Penn would drop Cerrone at the end of a frantic first round and then slap on a choke to become just the second man to hand The Cowboy a submission defeat.
Because MMA fans tend to have a short memory, Gray Maynard's devastating loss to underdog T.J. Grant at UFC 160 severely tarnished "The Bully's" reputation.
On the verge of his third straight UFC lightweight title shot, Maynard got overwhelmed by Grant and TKO'd just 2:07 into the fight.
Losing two of his last three fights by knockout (the other coming against Frankie Edgar at UFC 136) will surely make Maynard the most desperate fighter in the top 10.

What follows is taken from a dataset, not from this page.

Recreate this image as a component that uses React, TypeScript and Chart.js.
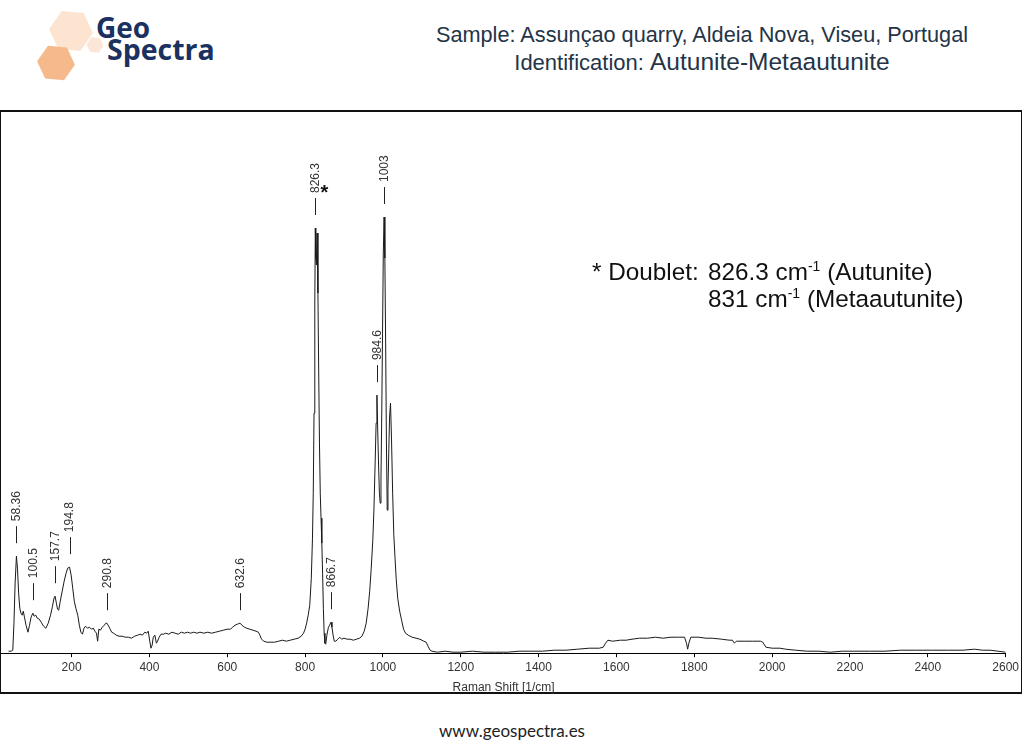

His extreme urgency, coupled with the obvious stylistic issues Maynard poses Penn, would result in a highly competitive fight that would likely turn out in The Bully's favor.
Maynard has the heavier hands and the better wrestling chops—skills that make him a favorite to decision Penn in a definite candidate for "Fight of the Year."

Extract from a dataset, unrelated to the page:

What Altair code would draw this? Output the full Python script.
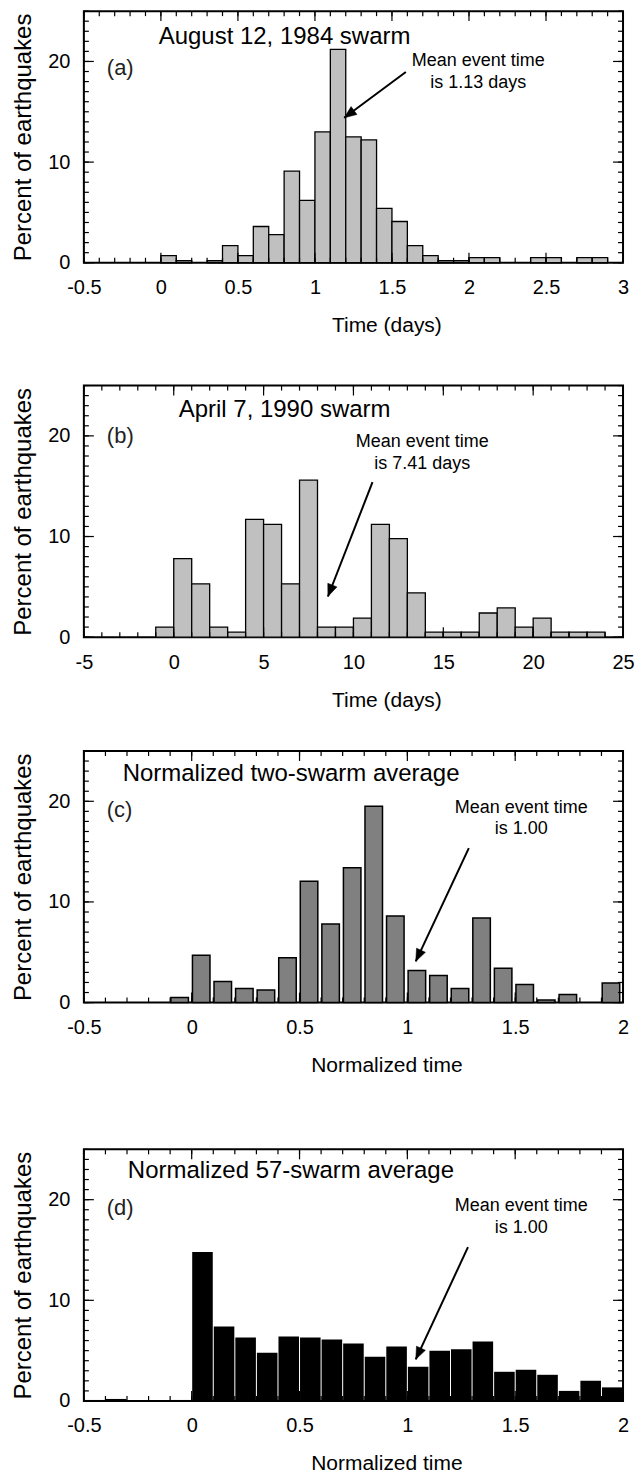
import math
import altair as alt
import numpy as np
import pandas as pd

W, H = 540, 252
YMAX = 25
FONT = "Liberation Sans"

# ---------------- data ----------------
# (a) August 12, 1984 swarm, bins of 0.1 day
a_start = [0.0, 0.1, 0.3, 0.4, 0.5, 0.6, 0.7, 0.8, 0.9, 1.0, 1.1, 1.2, 1.3,
           1.4, 1.5, 1.6, 1.7, 1.8, 1.9, 2.0, 2.1, 2.4, 2.5, 2.7, 2.8]
a_pct = [0.7, 0.2, 0.2, 1.7, 0.7, 3.6, 2.8, 9.1, 6.2, 13.0, 21.2, 12.5, 12.2,
         5.4, 4.1, 1.7, 0.7, 0.2, 0.2, 0.5, 0.5, 0.5, 0.5, 0.5, 0.5]

# (b) April 7, 1990 swarm, bins of 1 day
b_start = [-1, 0, 1, 2, 3, 4, 5, 6, 7, 8, 9, 10, 11, 12, 13, 14, 15, 16, 17,
           18, 19, 20, 21, 22, 23]
b_pct = [1.0, 7.8, 5.3, 1.0, 0.5, 11.7, 11.2, 5.3, 15.6, 1.0, 1.0, 1.9, 11.2,
         9.8, 4.4, 0.5, 0.5, 0.5, 2.4, 2.9, 1.0, 1.9, 0.5, 0.5, 0.5]

# (c) normalized two-swarm average, bins of 0.1
c_start = [-0.1, 0.0, 0.1, 0.2, 0.3, 0.4, 0.5, 0.6, 0.7, 0.8, 0.9, 1.0, 1.1,
           1.2, 1.3, 1.4, 1.5, 1.6, 1.7, 1.9]
c_pct = [0.5, 4.7, 2.1, 1.4, 1.25, 4.45, 12.05, 7.8, 13.4, 19.5, 8.6, 3.2, 2.7,
         1.4, 8.4, 3.4, 1.8, 0.25, 0.8, 1.95]

# (d) normalized 57-swarm average, bins of 0.1
d_start = [-0.5, -0.4, -0.3, -0.2, -0.1, 0.0, 0.1, 0.2, 0.3, 0.4, 0.5, 0.6,
           0.7, 0.8, 0.9, 1.0, 1.1, 1.2, 1.3, 1.4, 1.5, 1.6, 1.7, 1.8, 1.9]
d_pct = [0.1, 0.2, 0.05, 0.05, 0.1, 14.8, 7.4, 6.3, 4.8, 6.4, 6.3, 6.1, 5.7,
         4.4, 5.4, 3.4, 5.0, 5.15, 5.9, 2.9, 3.1, 2.6, 1.0, 2.0, 1.35]

# axis tick labels
a_xticks = [-0.5, 0, 0.5, 1, 1.5, 2, 2.5, 3]
b_xticks = [-5, 0, 5, 10, 15, 20, 25]
cd_xticks = [-0.5, 0, 0.5, 1, 1.5, 2]
y_ticks = [0, 10, 20]

# annotation texts / positions (data units)
a_title = ["August 12, 1984 swarm", -0.014, 22.4]
b_title = ["April 7, 1990 swarm", 0.28, 22.6]
c_title = ["Normalized two-swarm average", -0.32, 22.7]
d_title = ["Normalized 57-swarm average", -0.296, 22.8]

a_letter = ["(a)", -0.351, 19.3]
b_letter = ["(b)", -3.72, 20.0]
c_letter = ["(c)", -0.394, 19.1]
d_letter = ["(d)", -0.394, 19.2]

a_note = [["Mean event time", "is 1.13 days"], 2.06, [20.0, 17.85]]
b_note = [["Mean event time", "is 7.41 days"], 13.83, [19.35, 17.2]]
c_note = [["Mean event time", "is 1.00"], 1.528, [19.3, 17.2]]
d_note = [["Mean event time", "is 1.00"], 1.528, [19.35, 17.2]]

# arrows: x0, y0 (tail) -> x1, y1 (head)
a_arrow = [1.59, 18.95, 1.19, 14.4]
b_arrow = [11.06, 15.4, 8.58, 4.04]
c_arrow = [1.285, 15.35, 1.039, 4.1]
d_arrow = [1.281, 15.28, 1.039, 4.14]

HEAD = "M0,0L-0.4,1L0.4,1Z"


def panel(starts, pcts, bw, xmin, xmax, major, minor, fill, stroke, sw,
          inset_l_px, inset_r_px, title, letter, note, arrow, xticks, xtitle):
    pxu = W / (xmax - xmin)
    xs = alt.Scale(domain=[xmin, xmax], nice=False, zero=False)
    ys = alt.Scale(domain=[0, YMAX], nice=False, zero=False)
    xaxis = alt.Axis(
        values=xticks, ticks=False, tickSize=0, domain=False, grid=False,
        labelFont=FONT, labelFontSize=20, labelColor="black",
        labelPadding=15, labelFlush=False, labelOverlap=False,
        labelBound=False, labelExpr="'' + datum.value",
        title=xtitle, titleFont=FONT, titleFontSize=21,
        titleFontWeight="normal", titleColor="black",
        titleX=303, titleY=52, titleAlign="center")
    yaxis = alt.Axis(
        values=y_ticks, ticks=False, tickSize=0, domain=False, grid=False,
        labelFont=FONT, labelFontSize=20, labelColor="black",
        labelPadding=14, labelFlush=False, labelOverlap=False,
        title="Percent of earthquakes", titleFont=FONT, titleFontSize=24,
        titleFontWeight="normal", titleColor="black", titleX=-48)

    def X(f):
        return alt.X(f, scale=xs, axis=xaxis, title=xtitle)

    def Y(f):
        return alt.Y(f, scale=ys, axis=yaxis, title="Percent of earthquakes")

    bars = pd.DataFrame({
        "x0": [s + inset_l_px / pxu for s in starts],
        "x1": [s + bw - inset_r_px / pxu for s in starts],
        "pct": pcts,
        "base": [0.0] * len(starts),
    })

    bar_kw = dict(fill=fill, strokeWidth=sw, opacity=1)
    if stroke is not None:
        bar_kw["stroke"] = stroke
    else:
        bar_kw["strokeWidth"] = 0
    layers = [alt.Chart(bars).mark_rect(**bar_kw).encode(
        x=X("x0:Q"), x2="x1:Q", y=Y("pct:Q"), y2="base:Q")]

    minor_x = np.round(np.arange(xmin, xmax + minor / 2, minor), 6)
    major_x = np.round(np.arange(xmin, xmax + major / 2, major), 6)
    minor_y = np.arange(0, YMAX + 1, 1)
    major_y = np.arange(0, YMAX + 1, 10)
    tick_style = dict(color="black", strokeWidth=1.2)
    for vals, L in ((minor_x, 5), (major_x, 10)):
        df = pd.DataFrame({"v": vals})
        for y0, y1 in ((0, L), (H, H - L)):
            layers.append(alt.Chart(df).mark_rule(**tick_style).encode(
                x=X("v:Q"), y=alt.value(y0), y2=alt.value(y1)))
    for vals, L in ((minor_y, 5), (major_y, 10)):
        df = pd.DataFrame({"v": vals})
        for x0, x1 in ((0, L), (W, W - L)):
            layers.append(alt.Chart(df).mark_rule(**tick_style).encode(
                y=Y("v:Q"), x=alt.value(x0), x2=alt.value(x1)))

    tdf = pd.DataFrame({"t": [title[0]], "x": [title[1]], "y": [title[2]]})
    layers.append(alt.Chart(tdf).mark_text(
        align="left", baseline="middle", font=FONT, fontSize=24,
        color="black").encode(x=X("x:Q"), y=Y("y:Q"), text="t:N"))
    ldf = pd.DataFrame({"t": [letter[0]], "x": [letter[1]], "y": [letter[2]]})
    layers.append(alt.Chart(ldf).mark_text(
        align="left", baseline="middle", font=FONT, fontSize=22,
        color="#222222").encode(x=X("x:Q"), y=Y("y:Q"), text="t:N"))
    ndf = pd.DataFrame({"t": note[0], "x": [note[1]] * len(note[0]),
                        "y": note[2]})
    layers.append(alt.Chart(ndf).mark_text(
        align="center", baseline="middle", font=FONT, fontSize=18,
        color="black").encode(x=X("x:Q"), y=Y("y:Q"), text="t:N"))

    adf = pd.DataFrame({"x0": [arrow[0]], "y0": [arrow[1]],
                        "x1": [arrow[2]], "y1": [arrow[3]]})
    layers.append(alt.Chart(adf).mark_rule(color="black", strokeWidth=2).encode(
        x=X("x0:Q"), y=Y("y0:Q"), x2="x1:Q", y2="y1:Q"))
    dx = (arrow[2] - arrow[0]) * pxu
    dy = -(arrow[3] - arrow[1]) * H / YMAX
    ang = math.degrees(math.atan2(dx, -dy)) % 360
    layers.append(alt.Chart(adf).mark_point(
        shape=HEAD, filled=True, fill="black", stroke="black", strokeWidth=0.5,
        size=600, opacity=1, angle=ang).encode(x=X("x1:Q"), y=Y("y1:Q")))

    return alt.layer(*layers).properties(width=W, height=H)


pa = panel(a_start, a_pct, 0.1, -0.5, 3, 0.5, 0.1, "#c0c0c0", "black", 1.3,
           0, 0, a_title, a_letter, a_note, a_arrow, a_xticks, "Time (days)")
pb = panel(b_start, b_pct, 1, -5, 25, 5, 1, "#c0c0c0", "black", 1.3,
           0, 0, b_title, b_letter, b_note, b_arrow, b_xticks, "Time (days)")
pc = panel(c_start, c_pct, 0.1, -0.5, 2, 0.5, 0.1, "#808080", "black", 1.5,
           0.75, 3.3, c_title, c_letter, c_note, c_arrow, cd_xticks,
           "Normalized time")
pd_ = panel(d_start, d_pct, 0.1, -0.5, 2, 0.5, 0.1, "#000000", None, 0,
            0.5, 0.5, d_title, d_letter, d_note, d_arrow, cd_xticks,
            "Normalized time")

chart = alt.vconcat(
    alt.vconcat(pa, pb, spacing=47),
    alt.vconcat(pc, pd_, spacing=71),
    spacing=38,
).properties(
    padding={"left": 10, "top": 8, "right": 4, "bottom": 0},
    background="white",
).configure_view(stroke="black", strokeWidth=2)

chart.save("out.html", embed_options={"renderer": "svg", "actions": False})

He’s experienced his share of highs and lows in his 12-year career, but there’s no denying that Josh Thomson’s resembled a legitimate lightweight contender in his last three outings.
After getting edged by Gilbert Melendez in the last-ever Strikeforce lightweight title fight at Strikeforce: Barnett vs. Cormier, Thomson shocked Nate Diaz in the first fight of his second stint with the UFC.
Thomson dropped Diaz with a head kick in the second round of their bout at UFC on Fox 7. “The Punk” then finished Diaz with a relentless barrage of punches, becoming the first man to finish the Cesar Gracie disciple via strikes and pocketing his first “Knockout of the Night” bonus.
While Penn and Thomson are each 34 years old, and they both began their careers in 2001, they’ve surprisingly never crossed paths.
If they do meet at some point in the near future, Thomson will use his speed and wrestling prowess to grind out a split-decision win over The Prodigy.
In hindsight, it seems obvious that T.J. Grant should have debuted in the UFC at 155 pounds.
Finishing 3-3 at 170 in the UFC fortunately swayed Grant to cut down to 155—a choice that has yielded the Canadian five straight wins and a crack at lightweight champ Benson Henderson at UFC 164.
The heavy-handed Grant holds a brown belt in Brazilian jiu-jitsu, and like Penn, he’s got heavy hands.
In his last five fights, Grant has used his potent offensive tools to near perfection. He not only scored unanimous decision wins over Carlo Prater and Evan Dunham, he also finished Shane Roller (armbar), Matt Wiman (KO) and Gray Maynard (TKO).
Like he was in his losses to Nick Diaz and Rory MacDonald, Penn would represent the older, shorter and less rangy fighter against Grant—facts that would contribute to his unanimous-decision loss.
A winner of his last three bouts, Anthony Pettis announced an injury Friday that will prevent him from challenging featherweight champ Jose Aldo at UFC 163.
With the chance to fight Aldo temporarily off the table, many questions linger regarding Pettis’ future. “Showtime” fans desperately want to know if he’ll continue tearing through the lightweight division, or if he’ll stay put and fight the winner of Aldo vs. “The Korean Zombie” (Chan Sung-Jung).
Pettis may now sport the label lightweight/featherweight, and Penn once competed at 191 pounds, but “Showtime” would still hold slight advantages in size and strength in a bout against The Prodigy.
Pettis would hold a two-inch reach on Penn, and the Roufusport product would also have significant edges in the speed and conditioning categories.
Pettis would capitalize on his advantages and pick Penn apart en route to a second-round TKO.
In December 2009, Gilbert Melendez and Penn had plenty in common.
Melendez won his third straight fight and avenged a loss to Josh Thomson, unifying the Strikeforce lightweight belt on Dec. 19, 2009 at Strikeforce: Evolution. A week earlier, Penn crushed Diego Sanchez to defend his lightweight strap in a dominant performance at UFC 107.
But the landscape of the lightweight division, like every other weight class in MMA, has changed radically since 2009.
"El Nino" narrowly lost a split decision to lightweight champ Benson Henderson in his last bout at UFC on Fox 7. Penn, conversely, got mauled in his second straight outing—an outcome that prompted the former two-division champ to again contemplate retirement.
The different directions Melendez and Penn are each heading in should serve as a good indicator of how a potential fight between them would unfold.
An edge in physical and mental resiliency would prove the difference for Melendez. El Nino would employ a non-stop, pressure-heavy game plan to wear Penn out—one similar to that of Nick Diaz on The Prodigy at UFC 137.
For every Benson Henderson critic, there's a "Smooth" fan waiting to defend the exploits of the UFC lightweight kingpin.
Since joining the UFC in 2011, Henderson's refined the high-risk style that helped him prevail in five of six fights in the WEC.
Henderson now enacts a more Georges St-Pierre-like approach—one that includes less risks and more rewards at day's end.
The slight stylistic tweak has paid major dividends for "Bendo." The MMA Lab product just ran his record to 7-0 in the UFC, with four of those wins coming in title fights.
A constant grinder with excellent footwork, a tremendous gas tank and top-flight kickboxing abilities, Henderson would chop Penn down from the legs up with his unorthodox brand of striking.
In terms of ground fighting, Bendo's takedown and submission defense would nullify Penn's vast arsenal of Brazilian jiu-jitsu techniques and render the Hawaiian essentially one-dimensional.